Bulldog Bites

News and Views from the University of Redlands

Continuing the work and honoring the legacy of Dr. Martin Luther King Jr.

At the Youth March for Integrated Schools in 1959, Dr. Martin Luther King Jr. charged his audience with a great challenge. “Make a career of humanity. Commit yourself to the noble struggle for equal rights. You will make a better person of yourself, a greater nation of your country, and a finer world to live in.”  

Each year, the University of Redlands honors that challenge through events that embody the spirit of King’s work and legacy. This week, groups at U of R are hosting a variety of impactful events on campus 

“So many individuals have gone before us and fought so that we can have a better quality of life,” Michelle Kanu, the assistant director of enrollment, said. “The upcoming MLK events are an opportunity for us to pause and reflect on those efforts, and appreciate the time and sacrifice made by people like Dr. King.  Just as Dr. King envisioned an environment where people of different backgrounds, creeds, and ethnicities could join hands and work together, these events reflect a collaborative effort of diverse organizations at U of R.”   

Get on The Bus 

Through January 19, the Office of Community Service Learning and Armacost Library are hosting a Get on The Bus Donation Drive, asking for donations of K-12 books, coloring books, crayons, colored pencils, and pens to give to children visiting their incarcerated parents. The Get on The Bus program aims to strengthen connections of families, both during and after incarceration, by bringing children throughout California to visit their mothers and fathers in prison. Get on The Bus hosts an annual event that offers the children free transportation, travel bags, and lunch with their parents. 

On January 16, the U of R community can help make blankets for the children participating in the Get on The Bus program. Director of Student Involvement & Success Erin Sanborn ’10, believes “making blankets and collecting supplies for youth who will visit and write letters to their incarcerated parents has been a tremendous way for U of R students to support the Get on The Bus program.”  

Peace Walk 

The annual Peace Walk, hosted by Black Students, Faculty, Staff, Administrators, and Alumni Association (BSFSAA) and U of R Staff Association (URSA), will begin at 11 a.m. on January 18 in front of the steps of the Administration Building.
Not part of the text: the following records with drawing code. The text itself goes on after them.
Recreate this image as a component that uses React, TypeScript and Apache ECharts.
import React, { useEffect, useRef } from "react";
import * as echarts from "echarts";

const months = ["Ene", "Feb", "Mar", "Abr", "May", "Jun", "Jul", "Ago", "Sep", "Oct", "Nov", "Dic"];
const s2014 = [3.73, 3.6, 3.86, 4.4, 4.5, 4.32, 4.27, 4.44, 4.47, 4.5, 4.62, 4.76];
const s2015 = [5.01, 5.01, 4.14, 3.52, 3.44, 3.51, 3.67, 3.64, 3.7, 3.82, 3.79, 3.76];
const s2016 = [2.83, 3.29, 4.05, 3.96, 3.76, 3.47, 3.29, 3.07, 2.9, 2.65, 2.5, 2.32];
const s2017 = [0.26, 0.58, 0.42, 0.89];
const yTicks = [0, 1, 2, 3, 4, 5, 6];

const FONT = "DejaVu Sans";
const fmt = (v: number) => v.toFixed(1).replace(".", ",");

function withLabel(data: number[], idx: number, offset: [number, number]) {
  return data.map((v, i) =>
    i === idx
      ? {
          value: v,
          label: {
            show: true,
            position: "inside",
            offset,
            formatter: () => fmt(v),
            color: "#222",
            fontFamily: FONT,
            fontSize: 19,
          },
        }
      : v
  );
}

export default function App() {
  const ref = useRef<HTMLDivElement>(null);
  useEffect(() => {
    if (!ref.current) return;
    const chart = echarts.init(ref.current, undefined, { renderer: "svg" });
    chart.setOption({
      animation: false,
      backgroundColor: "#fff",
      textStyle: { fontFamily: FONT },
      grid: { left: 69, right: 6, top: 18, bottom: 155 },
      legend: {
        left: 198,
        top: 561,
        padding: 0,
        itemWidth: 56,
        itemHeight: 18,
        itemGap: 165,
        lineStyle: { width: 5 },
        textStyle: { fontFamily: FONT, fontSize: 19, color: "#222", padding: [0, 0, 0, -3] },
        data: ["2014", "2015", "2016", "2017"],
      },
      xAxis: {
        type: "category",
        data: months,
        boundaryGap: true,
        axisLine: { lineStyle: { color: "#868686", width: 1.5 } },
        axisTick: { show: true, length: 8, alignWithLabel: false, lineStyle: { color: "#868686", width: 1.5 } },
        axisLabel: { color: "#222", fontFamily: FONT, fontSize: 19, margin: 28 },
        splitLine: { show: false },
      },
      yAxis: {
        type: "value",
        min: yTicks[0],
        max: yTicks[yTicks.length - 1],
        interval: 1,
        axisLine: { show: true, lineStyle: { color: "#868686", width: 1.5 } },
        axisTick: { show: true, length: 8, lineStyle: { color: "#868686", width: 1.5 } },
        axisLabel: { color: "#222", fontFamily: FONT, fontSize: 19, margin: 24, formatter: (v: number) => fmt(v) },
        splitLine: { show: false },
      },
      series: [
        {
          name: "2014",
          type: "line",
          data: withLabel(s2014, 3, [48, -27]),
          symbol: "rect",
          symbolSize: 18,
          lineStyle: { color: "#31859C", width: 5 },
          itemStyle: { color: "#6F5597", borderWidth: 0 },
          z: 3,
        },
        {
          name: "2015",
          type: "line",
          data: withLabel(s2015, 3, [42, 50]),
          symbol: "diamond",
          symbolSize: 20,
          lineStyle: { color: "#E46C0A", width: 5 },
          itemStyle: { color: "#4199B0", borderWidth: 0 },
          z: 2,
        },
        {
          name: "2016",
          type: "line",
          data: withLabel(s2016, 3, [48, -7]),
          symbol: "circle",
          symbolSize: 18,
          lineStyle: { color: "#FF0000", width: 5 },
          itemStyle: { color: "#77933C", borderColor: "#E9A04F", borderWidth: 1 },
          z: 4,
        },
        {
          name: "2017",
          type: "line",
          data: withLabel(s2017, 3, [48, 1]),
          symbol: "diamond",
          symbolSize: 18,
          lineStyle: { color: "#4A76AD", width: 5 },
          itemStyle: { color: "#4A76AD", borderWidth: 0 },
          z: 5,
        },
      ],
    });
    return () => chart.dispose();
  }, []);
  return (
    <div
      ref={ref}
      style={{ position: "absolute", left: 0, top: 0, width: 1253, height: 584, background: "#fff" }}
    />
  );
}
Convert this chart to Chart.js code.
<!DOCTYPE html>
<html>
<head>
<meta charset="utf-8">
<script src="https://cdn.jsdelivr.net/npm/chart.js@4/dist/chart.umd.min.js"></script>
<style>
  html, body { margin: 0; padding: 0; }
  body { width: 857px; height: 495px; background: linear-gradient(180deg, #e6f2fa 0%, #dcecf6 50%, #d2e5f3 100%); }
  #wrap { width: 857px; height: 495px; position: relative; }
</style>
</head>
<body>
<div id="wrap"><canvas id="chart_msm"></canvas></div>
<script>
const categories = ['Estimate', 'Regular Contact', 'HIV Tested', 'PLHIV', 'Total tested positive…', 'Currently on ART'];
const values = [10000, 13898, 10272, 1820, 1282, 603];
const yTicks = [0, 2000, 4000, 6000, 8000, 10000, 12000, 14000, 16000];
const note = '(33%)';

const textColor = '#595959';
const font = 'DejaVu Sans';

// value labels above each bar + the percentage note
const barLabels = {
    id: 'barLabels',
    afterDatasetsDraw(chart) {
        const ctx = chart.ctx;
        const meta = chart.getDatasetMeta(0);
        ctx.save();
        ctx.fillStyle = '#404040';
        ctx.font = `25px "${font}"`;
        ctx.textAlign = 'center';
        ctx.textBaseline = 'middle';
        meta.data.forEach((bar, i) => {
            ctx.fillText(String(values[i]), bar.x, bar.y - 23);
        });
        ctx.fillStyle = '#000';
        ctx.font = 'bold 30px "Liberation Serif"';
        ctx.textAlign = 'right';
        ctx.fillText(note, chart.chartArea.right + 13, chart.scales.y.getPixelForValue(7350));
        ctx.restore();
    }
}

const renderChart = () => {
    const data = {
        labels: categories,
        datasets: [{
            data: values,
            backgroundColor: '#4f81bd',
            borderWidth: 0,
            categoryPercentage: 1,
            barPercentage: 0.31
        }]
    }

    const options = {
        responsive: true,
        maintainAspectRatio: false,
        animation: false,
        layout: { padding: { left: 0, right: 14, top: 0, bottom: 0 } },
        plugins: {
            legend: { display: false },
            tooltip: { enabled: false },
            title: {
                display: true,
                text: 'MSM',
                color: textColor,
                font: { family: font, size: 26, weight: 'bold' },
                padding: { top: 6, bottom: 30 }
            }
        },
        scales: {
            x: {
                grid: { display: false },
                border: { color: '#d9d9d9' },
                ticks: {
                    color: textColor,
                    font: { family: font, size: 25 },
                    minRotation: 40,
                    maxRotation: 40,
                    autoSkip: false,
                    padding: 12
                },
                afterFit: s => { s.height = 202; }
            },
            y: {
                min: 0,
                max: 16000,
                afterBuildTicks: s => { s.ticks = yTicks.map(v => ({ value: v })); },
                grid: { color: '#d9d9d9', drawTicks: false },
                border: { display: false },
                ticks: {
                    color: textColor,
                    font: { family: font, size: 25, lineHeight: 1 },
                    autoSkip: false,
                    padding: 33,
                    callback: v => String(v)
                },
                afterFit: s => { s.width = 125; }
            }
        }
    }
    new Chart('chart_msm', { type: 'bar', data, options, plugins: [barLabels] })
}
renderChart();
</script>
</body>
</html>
The U of R community will stand in solidarity and peace to reflect upon the legacy of King and the injustices currently happening around the globe.  

“When the community gathers for the Peace Walk,” Assistant Director of Enrollment Kay Thomas ’20 said, “it will be a physical representation of the days and times about which Dr. King dreamed and preached. Simply having the freedom to plan events, where people of all races, genders, sexual orientation, economic and educational backgrounds can come together in unity and solidarity is the dream.” 

Leading up to the Peace Walk, the U of R community can create posters in Hunsaker Center to express unrest or emotions they may feel and wish to express. Previous walks have ended the week with optimism and hope to grow and overcome adversity. Mikela Bjork, professor and co-director of the Center for Educational Justice School of Education, said “there is so much injustice in the world — food injustice, environmental injustice, racial injustice, ableism, sexism, heterosexism, settler colonialism. By bringing more attention to the difficult themes of injustice, we are able to make connections to how we are affected by them, how we contribute to them, and how we can help one another.”